Cash-strapped airlines are not only charging for on-board food, extra leg room and checked luggage, but some have also made it harder for passengers to redeem free flights.

According to travel experts, some airlines are reducing the number of available rewards seats and raising the number of points required to earn reward flights, which makes choosing a frequent-flier program tricky.

Even trickier is figuring out how to make the most of rewards. Airline rewards are best maximized when used along with program-sponsored credit cards because loyalty programs have become driven by how much money you spend versus how often you travel, according to Jason Clampet, senior online editor for travel site Frommers.com.

Clampet points out that even low-cost carrier Southwest Airlines (LUV) recently switched to a dollar-for-point system from a segment-for-credit frequent flier system. Originally, Southwest fliers could count on 16 one-way flights earning them 16 credits, which meant a free roundtrip flight. Now, the Dallas-based carrier adopted a dollar-for-point system aimed at rewarding business travelers who purchase the most expensive fares.

Travelers deciding which frequent-flier program is most advantageous to them should take into account which airline dominates their nearest hub along with which hotel chains are located in their most frequently-visited cities, advises Chris McGinnis, editor of YouMustBeTrippin.com, Best Western's travel blog.

"When it comes to loyalty programs&the best program for all Americans doesn't exist," he says.

Even if travelers sign up for the best program, its useless if they dont stick with it.

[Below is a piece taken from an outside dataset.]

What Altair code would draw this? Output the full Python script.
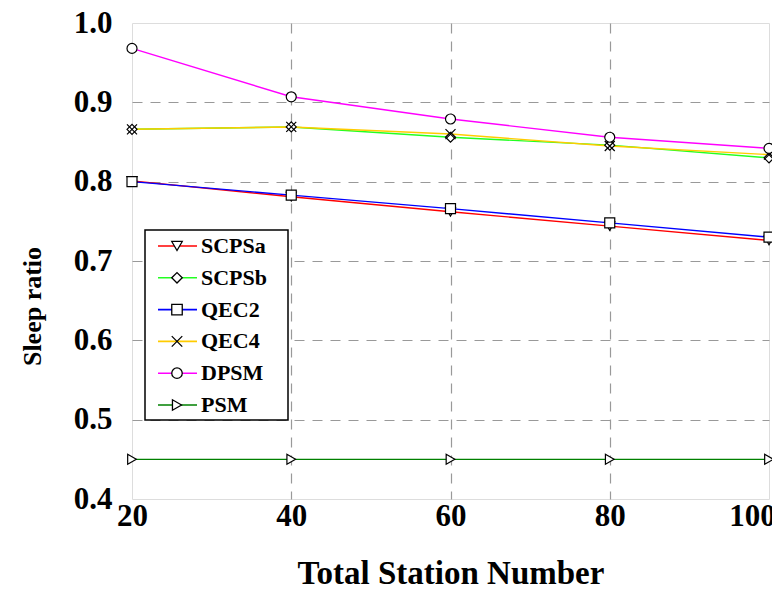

"I don't think it's as much about picking the right frequent-flier program as picking the one you're likely to use and figuring out the ins and outs of that particular program," says Sandra Daniel, president and CEO of the FIRE Light Group, which coordinates travel incentive packages for businesses.

When evaluating a loyalty program, the first thing travelers should take note of is how many miles or dollars spent are necessary to qualify for a free flight. They should also check for blackout dates as well as how long it takes to achieve elite-status level that offers valuable perks. Daniel advises consumers to research LinkedIn forums and airline Twitter feeds to get insider knowledge on different rewards plans.

The majority of airliners require 25,000 miles to gain elite status--which usually comes with perks like early boarding, reduced or no baggage fees and first-class upgrades at reduced prices.

Here are top airline reward programs and how to get your points' worth:

Star Alliance 

Joining a frequent-flier program that allows rewards to be redeemed on multiple airlines is a flexible way to earn maximum rewards, Daniel says.

The Star Alliance includes 27 airlines including United, US Airways, Lufthansa, Continental and Air Canada. And at the elite status level, you can get into any of their airline lounges.

"When you're flying into little countries like Croatia, it's convenient," says Daniel, who is also a Star Alliance member.

Delta SkyMiles

Daniel cites Delta SkyMiles as one of the best rewards programs because of its flexibility and perks. Comedian Dan Nainan agrees: he travels 125,000 miles annually, racked up $10,000 on his Delta SkyMiles Platinum Amex, and earned enough SkyMiles for several round-trip trans-Atlantic flights.

Elite Delta SkyMiles members get automatic and unlimited free domestic upgrades, including on award-flights trips, and special customer service treatment, according to Daniel. The program is also flexible when booking reward flights last minute. The Delta SkyMiles Platinum Amex, which has an annual fee of $150, also offers ways to earn rewards and VIP status without even stepping foot on a plane because dollars spent on the card can be used to gain elite status.

Starwood Preferred Guest

Although Starwood is a hotel chain with brands such as the W, Westin and Sheraton, reward points are transferrable to several airline partners. The program offers bonus points upon redemption, making it a good way to rack up points for your next flight, whether you're a frequent flier of U.S. Airways, American, Delta or Miles and More.

The Starwood Preferred Guest Amex, which has an annual fee of $65, helps travelers accumulate rewards faster; users get two Starpoints for every dollar spent on the card, versus the typical 1:1 offered by most cards. "The Amex&gets you something good with fewer miles, Clampet says.

Southwest Rapid Rewards 

Southwest's new Rapid Rewards program offers unlimited reward seats, no blackout dates, and can be redeemed for international flights on partner airlines. Members receive free drink coupons when they achieve certain point milestones.

Points required to redeem free flights vary depending on the distance and whether the fare is Web-exclusive or business. A July roundtrip Web fare from Baltimore to New Orleans required about 27,000 points to purchase on a recent search.

"A lot of my clients love it. [Southwest has] a very easy program to understand," Daniel says.